Getting a handle on your social media content

Social media represents one of the fastest growing segments of workplace communications. As sites like Facebook, Twitter and others become integrated in the day-to-day operations of a company, so too do those companies experience an increased risk. The radical transparency and expansive reach of social media can be a great tool to interact with people; however, it can open up your organization to additional threats when not adequately controlled. While standard policy at most companies address email and other traditional communication forms, social media is largely unmonitored by supervisors, unregulated by basic security measures and often ignored by internal filters or retention policies.

The human element must also be accounted for when considering unsupervised posting. Whether it be employees voicing opinions or reactionary blunders that can shine a negative spotlight on the company brand, letting opinions run rampant is often the first step on the road to a major publicity debacle. As CIO says, “social media is an extension of your company’s voice, not just another avenue to push press releases.”

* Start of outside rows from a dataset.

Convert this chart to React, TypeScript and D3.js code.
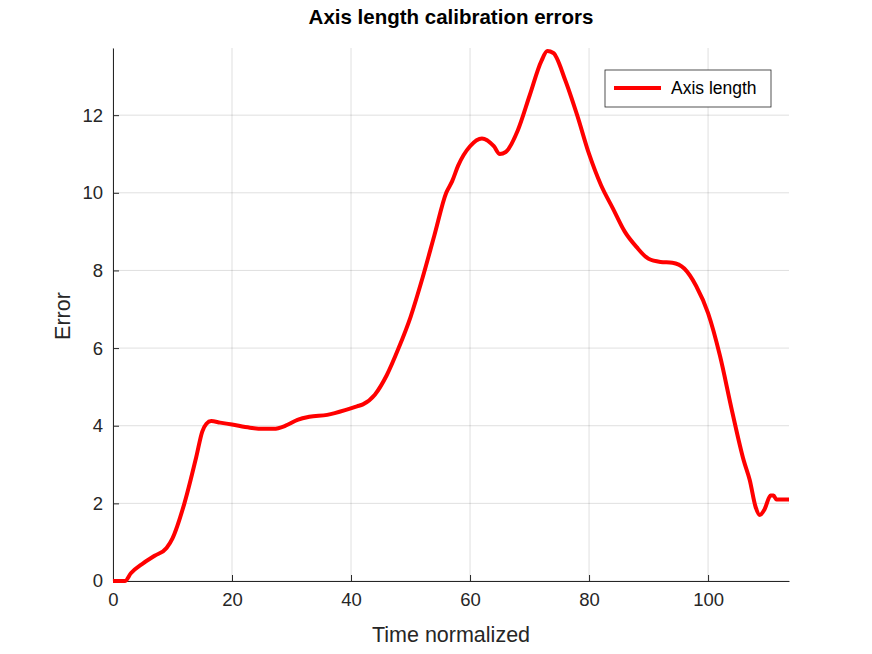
import React, { useRef, useEffect } from 'react';
import * as d3 from 'd3';

const timeValues = [0, 2, 3, 5, 7, 9, 10, 12, 14, 15, 15.7, 16.5, 18, 20, 23, 25, 27, 29, 31, 33, 36, 39, 41, 42, 44, 46, 48, 50, 52, 54, 56, 57, 58, 60, 62, 64, 65, 66, 68, 70, 72, 73, 74, 76, 78, 80, 82, 84, 86, 88, 90, 92, 94, 96, 98, 100, 102, 104, 106, 107, 108, 108.7, 109.5, 110.5, 111, 111.5, 113.6];
const errorValues = [0, 0, 0.2, 0.45, 0.65, 0.85, 1.1, 2.0, 3.2, 3.85, 4.05, 4.12, 4.08, 4.03, 3.95, 3.92, 3.92, 4.0, 4.15, 4.23, 4.28, 4.4, 4.5, 4.55, 4.8, 5.3, 6.0, 6.8, 7.8, 8.9, 10.0, 10.3, 10.7, 11.2, 11.4, 11.2, 11.0, 11.05, 11.6, 12.5, 13.4, 13.65, 13.6, 12.9, 12.0, 11.0, 10.2, 9.6, 9.0, 8.6, 8.3, 8.22, 8.2, 8.05, 7.6, 6.9, 5.8, 4.4, 3.1, 2.6, 1.9, 1.7, 1.85, 2.2, 2.2, 2.1, 2.1];
const xTicks = [0, 20, 40, 60, 80, 100];
const yTicks = [0, 2, 4, 6, 8, 10, 12];

export default function App() {
  const svgRef = useRef<SVGSVGElement>(null);

  useEffect(() => {
    const svg = d3.select(svgRef.current).attr('width', 872).attr('height', 654);
    svg.selectAll('*').remove();
    const font = 'Liberation Sans, Arial, sans-serif';
    const left = 113, right = 789, top = 48, bottom = 581;

    const x = d3.scaleLinear().domain([0, 113.6]).range([left, right]);
    const y = d3.scaleLinear().domain([0, 13.73]).range([bottom, top]);

    svg.append('rect').attr('width', 872).attr('height', 654).attr('fill', '#fff');

    // grid
    const grid = svg.append('g').attr('stroke', '#000').attr('stroke-opacity', 0.18).attr('stroke-width', 0.7);
    xTicks.forEach(t => grid.append('line').attr('x1', x(t)).attr('x2', x(t)).attr('y1', top).attr('y2', bottom));
    yTicks.forEach(t => grid.append('line').attr('x1', left).attr('x2', right).attr('y1', y(t)).attr('y2', y(t)));

    // axes
    const xAxis = svg.append('g').attr('transform', `translate(0,${bottom})`)
      .call(d3.axisBottom(x).tickValues(xTicks).tickSize(-6).tickSizeOuter(0).tickPadding(12));
    const yAxis = svg.append('g').attr('transform', `translate(${left},0)`)
      .call(d3.axisLeft(y).tickValues(yTicks).tickSize(-6).tickSizeOuter(0).tickPadding(10));
    [xAxis, yAxis].forEach(a => {
      a.select('.domain').attr('stroke', '#262626');
      a.selectAll('line').attr('stroke', '#262626');
      a.selectAll('text').attr('fill', '#262626').style('font-family', font).style('font-size', '18.5px');
    });

    // line
    const pts = timeValues.map((t, i) => [t, errorValues[i]] as [number, number]);
    const line = d3.line<[number, number]>().x(d => x(d[0])).y(d => y(d[1])).curve(d3.curveMonotoneX);
    svg.append('path').datum(pts).attr('fill', 'none').attr('stroke', '#ff0000')
      .attr('stroke-width', 4).attr('stroke-linejoin', 'round').attr('d', line);

    // labels
    svg.append('text').attr('x', 451).attr('y', 24).attr('text-anchor', 'middle')
      .style('font-family', font).style('font-size', '20.5px').style('font-weight', 'bold').text('Axis length calibration errors');
    svg.append('text').attr('x', 451).attr('y', 642).attr('text-anchor', 'middle').attr('fill', '#262626')
      .style('font-family', font).style('font-size', '21.5px').text('Time normalized');
    svg.append('text').attr('transform', 'translate(70,316) rotate(-90)').attr('text-anchor', 'middle').attr('fill', '#262626')
      .style('font-family', font).style('font-size', '21.5px').text('Error');

    // legend
    const lg = svg.append('g');
    lg.append('rect').attr('x', 605).attr('y', 70).attr('width', 166).attr('height', 37)
      .attr('fill', '#fff').attr('stroke', '#262626').attr('stroke-width', 0.8);
    lg.append('line').attr('x1', 614).attr('x2', 661).attr('y1', 88).attr('y2', 88).attr('stroke', '#ff0000').attr('stroke-width', 4);
    lg.append('text').attr('x', 671).attr('y', 94).style('font-family', font).style('font-size', '17.5px').attr('fill', '#000').text('Axis length');
  }, []);

  return <svg ref={svgRef} style={{ display: 'block', margin: '-8px' }} />;
}
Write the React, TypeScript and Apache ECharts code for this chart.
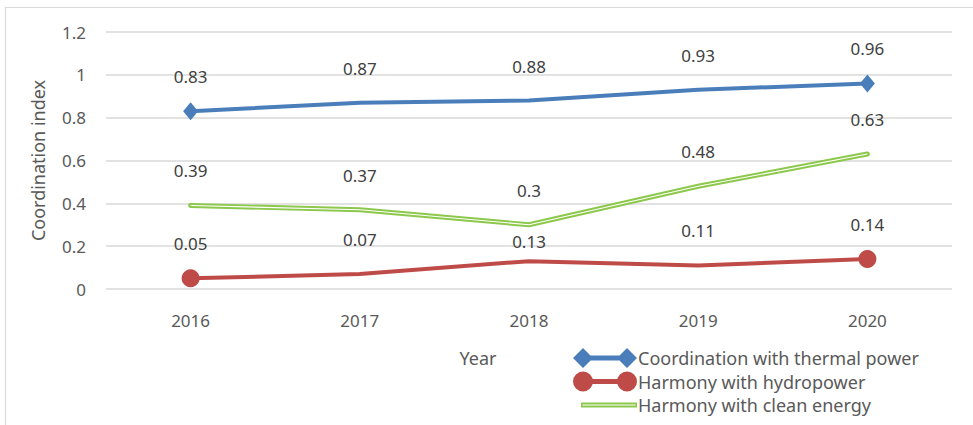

One area of concern with the expansion of social media is security lapses. Malware is especially effective at infiltrating through social media platforms. A 2012 survey by the Osterman Group showed that 24 percent of all respondents had suffered a malicious attack via Facebook – and this doesn’t count those spread through Twitter, LinkedIn and other platforms.  If malware breaks in through a social media post, how does your company react? Does it have policy to track and assess the extent of a social media security breach?

Aside from security, as social media becomes more integrated in internal and external corporate communications, new retention policies will become necessary. Companies rushing to develop an information governance strategy to tackle their current needs must consider social media as part of their planning. Keep in mind that the extensive nature of social media makes implementation both difficult and resource-intensive without significant forethought for both the use of social media by employees, and how it fits into an overall corporate retention policy.

For example, according to that same 2012 study by the Osterman Group, just under 30 percent of all “official” posts by a company to a social media platform end up being retained. Companies then have the challenge of recreating the conversation – keeping out essentially worthless content while maintaining the context in which retained items were created. A few tweets or Facebook posts may prove inadequate while a company is reestablishing the framework of a conversation after recovery. This, in turn, could undermine the purpose of the retention policy.

Some organizations in particular, such as financial services, are required by the Financial Regulatory Authority to monitor and retain certain social media posts – this is because they fall under the umbrella term of business records. Larger companies have even grown to have entire teams whose sole purpose is to monitor content and ensure that nothing is said or done that could jeopardize the company’s interests.

While this an extreme case where policy is of the utmost importance for regulatory compliance, any organization with significant social media presence may need to think through their own posting and retention policies. All kinds of questions need to be answered including:

  • Do you retain all Facebook posts, or only those posts tagged as “official?”
  • Who manages the company Twitter account – and what would happen if that was compromised?
  • If an employee releases sensitive company information over LinkedIn’s internal messaging system, how would you locate that message should an internal investigation become necessary?

Being aware of the potential needs of your company will have a dramatic effect on how many resources must be expended, whether it focuses on keeping your network secure or preparing for inevitable litigation.

Social media is becoming ever more pervasive in the modern business world; employees will continue using these platforms, and they will continually grow to provide greater functionality in communicating between customers. Any companies that resist this change threaten to lag behind their competitors. To maximize effectiveness, developing an oversight framework is key, with company-based use monitored, retained and frequently assessed. Teaching employees best practices, safety and general guidelines for acting when representing the company online can also help tremendously in driving forward the company’s vision, from the IT department all the way to sales.